Extract, in full, the lines below, beginning at the first and ending with the line that contains "tick_text_x = [q". Pictures do not belong in the copy.

── Data extract ──

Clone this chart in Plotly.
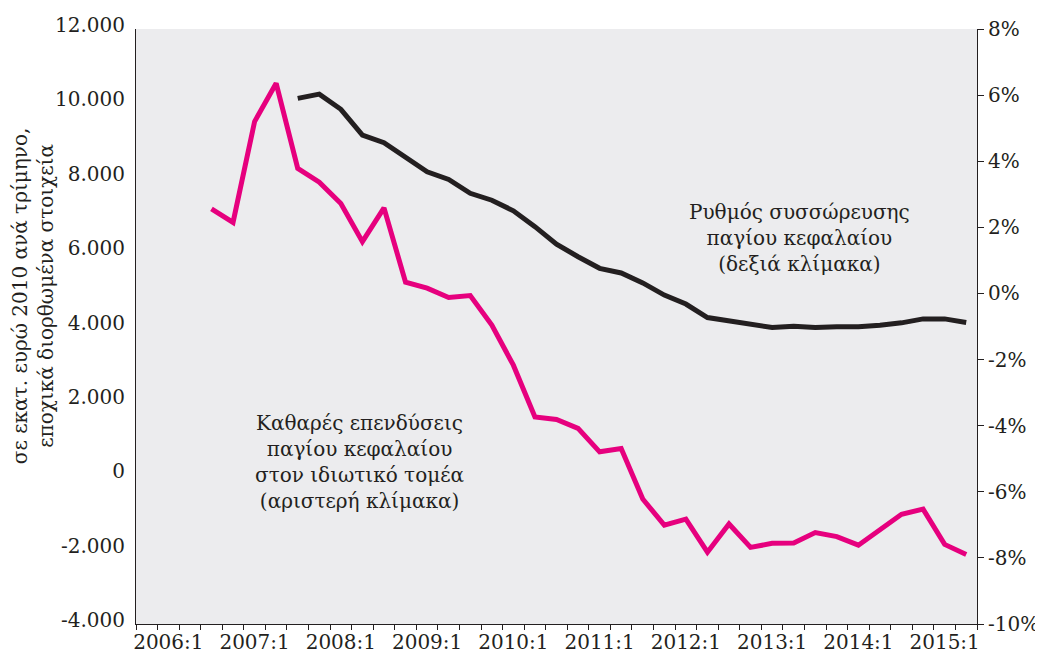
import plotly.graph_objects as go

# Quarter categories on the x axis (2005:4 .. 2015:2)
quarters = [
    "2005:4",
    "2006:1", "2006:2", "2006:3", "2006:4",
    "2007:1", "2007:2", "2007:3", "2007:4",
    "2008:1", "2008:2", "2008:3", "2008:4",
    "2009:1", "2009:2", "2009:3", "2009:4",
    "2010:1", "2010:2", "2010:3", "2010:4",
    "2011:1", "2011:2", "2011:3", "2011:4",
    "2012:1", "2012:2", "2012:3", "2012:4",
    "2013:1", "2013:2", "2013:3", "2013:4",
    "2014:1", "2014:2", "2014:3", "2014:4",
    "2015:1", "2015:2",
]
year_labels = ["2006:1", "2007:1", "2008:1", "2009:1", "2010:1",
               "2011:1", "2012:1", "2013:1", "2014:1", "2015:1"]

# Net private fixed investment, EUR million (2010 prices), quarterly, s.a. (left axis) 2006:3 .. 2015:2
net_investment = [
    7160, 6800, 9510, 10540, 8250, 7880, 7310, 6280, 7190, 5190,
    5030, 4780, 4830, 4040, 2960, 1570, 1500, 1260, 630, 720,
    -640, -1340, -1180, -2070, -1310, -1940, -1830, -1820, -1540, -1650,
    -1880, -1460, -1050, -910, -1860, -2130,
]
# Capital accumulation rate, % (right axis) 2007:3 .. 2015:2
accumulation_rate = [
    5.90, 6.03, 5.57, 4.79, 4.56, 4.13, 3.68, 3.45, 3.03, 2.82,
    2.50, 2.02, 1.49, 1.11, 0.76, 0.62, 0.32, -0.05, -0.32, -0.73,
    -0.84, -0.93, -1.03, -0.99, -1.03, -1.01, -1.01, -0.96, -0.89, -0.77,
    -0.77, -0.88,
]

left_ticks = [-4000, -2000, 0, 2000, 4000, 6000, 8000, 10000, 12000]
left_ticktext = ["-4.000", "-2.000", "0", "2.000", "4.000", "6.000", "8.000", "10.000", "12.000"]
right_ticks = [-10, -8, -6, -4, -2, 0, 2, 4, 6, 8]
right_ticktext = ["-10%", "-8%", "-6%", "-4%", "-2%", "0%", "2%", "4%", "6%", "8%"]

pink = "#E6007E"
dark = "#231F20"
font_family = "DejaVu Serif"

fig = go.Figure()
fig.add_trace(go.Scatter(
    x=quarters[len(quarters) - len(net_investment):], y=net_investment,
    mode="lines", line=dict(color=pink, width=5), yaxis="y", showlegend=False,
))
fig.add_trace(go.Scatter(
    x=quarters[len(quarters) - len(accumulation_rate):], y=accumulation_rate,
    mode="lines", line=dict(color=dark, width=5), yaxis="y2", showlegend=False,
))

tick_text_x = [q if q in year_labels else "" for q in quarters]

# the page body has an 8px margin, so the figure is sized to fit the 1043x658 window
fig.update_layout(
    width=1035, height=650,
    margin=dict(l=128, r=66, t=21, b=34),
    paper_bgcolor="white",
    plot_bgcolor="#ECECEE",
    font=dict(family=font_family, color=dark, size=20),
    xaxis=dict(
        type="category",
        categoryorder="array", categoryarray=quarters,
        range=[-0.5, len(quarters) - 0.5],
        tickmode="array", tickvals=quarters, ticktext=tick_text_x,
        tickson="boundaries", tickangle=0, automargin=False,
        ticks="outside", ticklen=5, tickcolor=dark, tickwidth=1,
        showline=True, linecolor=dark, linewidth=1,
        showgrid=False, zeroline=False,
        tickfont=dict(size=20, family=font_family, color=dark),
        fixedrange=True,
    ),
    yaxis=dict(
        range=[-4000, 12000], automargin=False,
        tickmode="array", tickvals=left_ticks, ticktext=left_ticktext,
        ticks="", showline=True, linecolor=dark, linewidth=1,
        showgrid=False, zeroline=False,
        tickfont=dict(size=20, family=font_family, color=dark),
        ticklabelstandoff=6,
        ticklabelshift=-4,
    ),
    yaxis2=dict(
        range=[-10, 8], overlaying="y", side="right", automargin=False,
        tickmode="array", tickvals=right_ticks, ticktext=right_ticktext,
        ticks="outside", ticklen=6, tickcolor=dark, tickwidth=1,
        showline=True, linecolor=dark, linewidth=1,
        showgrid=False, zeroline=False,
        tickfont=dict(size=20, family=font_family, color=dark),
    ),
    annotations=[
        dict(
            text="σε εκατ. ευρώ 2010 ανά τρίμηνο,<br>εποχικά διορθωμένα στοιχεία",
            xref="paper", yref="paper", x=-0.1225, y=0.551,
            xanchor="center", yanchor="middle", textangle=-90,
            showarrow=False, font=dict(size=20, family=font_family, color=dark),
        ),
        dict(
            text="Καθαρές επενδύσεις<br>παγίου κεφαλαίου<br>στον ιδιωτικό τομέα<br>(αριστερή κλίμακα)",
            xref="paper", yref="paper", x=0.2663, y=0.272,
            xanchor="center", yanchor="middle",
            showarrow=False, font=dict(size=20, family=font_family, color=dark),
        ),
        dict(
            text="Ρυθμός συσσώρευσης<br>παγίου κεφαλαίου<br>(δεξιά κλίμακα)",
            xref="paper", yref="paper", x=0.7895, y=0.6487,
            xanchor="center", yanchor="middle",
            showarrow=False, font=dict(size=20, family=font_family, color=dark),
        ),
    ],
)

fig.write_html("out.html")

───

• Full response:
Clone this chart in Plotly.
import plotly.graph_objects as go

# Quarter categories on the x axis (2005:4 .. 2015:2)
quarters = [
    "2005:4",
    "2006:1", "2006:2", "2006:3", "2006:4",
    "2007:1", "2007:2", "2007:3", "2007:4",
    "2008:1", "2008:2", "2008:3", "2008:4",
    "2009:1", "2009:2", "2009:3", "2009:4",
    "2010:1", "2010:2", "2010:3", "2010:4",
    "2011:1", "2011:2", "2011:3", "2011:4",
    "2012:1", "2012:2", "2012:3", "2012:4",
    "2013:1", "2013:2", "2013:3", "2013:4",
    "2014:1", "2014:2", "2014:3", "2014:4",
    "2015:1", "2015:2",
]
year_labels = ["2006:1", "2007:1", "2008:1", "2009:1", "2010:1",
               "2011:1", "2012:1", "2013:1", "2014:1", "2015:1"]

# Net private fixed investment, EUR million (2010 prices), quarterly, s.a. (left axis) 2006:3 .. 2015:2
net_investment = [
    7160, 6800, 9510, 10540, 8250, 7880, 7310, 6280, 7190, 5190,
    5030, 4780, 4830, 4040, 2960, 1570, 1500, 1260, 630, 720,
    -640, -1340, -1180, -2070, -1310, -1940, -1830, -1820, -1540, -1650,
    -1880, -1460, -1050, -910, -1860, -2130,
]
# Capital accumulation rate, % (right axis) 2007:3 .. 2015:2
accumulation_rate = [
    5.90, 6.03, 5.57, 4.79, 4.56, 4.13, 3.68, 3.45, 3.03, 2.82,
    2.50, 2.02, 1.49, 1.11, 0.76, 0.62, 0.32, -0.05, -0.32, -0.73,
    -0.84, -0.93, -1.03, -0.99, -1.03, -1.01, -1.01, -0.96, -0.89, -0.77,
    -0.77, -0.88,
]

left_ticks = [-4000, -2000, 0, 2000, 4000, 6000, 8000, 10000, 12000]
left_ticktext = ["-4.000", "-2.000", "0", "2.000", "4.000", "6.000", "8.000", "10.000", "12.000"]
right_ticks = [-10, -8, -6, -4, -2, 0, 2, 4, 6, 8]
right_ticktext = ["-10%", "-8%", "-6%", "-4%", "-2%", "0%", "2%", "4%", "6%", "8%"]

pink = "#E6007E"
dark = "#231F20"
font_family = "DejaVu Serif"

fig = go.Figure()
fig.add_trace(go.Scatter(
    x=quarters[len(quarters) - len(net_investment):], y=net_investment,
    mode="lines", line=dict(color=pink, width=5), yaxis="y", showlegend=False,
))
fig.add_trace(go.Scatter(
    x=quarters[len(quarters) - len(accumulation_rate):], y=accumulation_rate,
    mode="lines", line=dict(color=dark, width=5), yaxis="y2", showlegend=False,
))

tick_text_x = [q if q in year_labels else "" for q in quarters]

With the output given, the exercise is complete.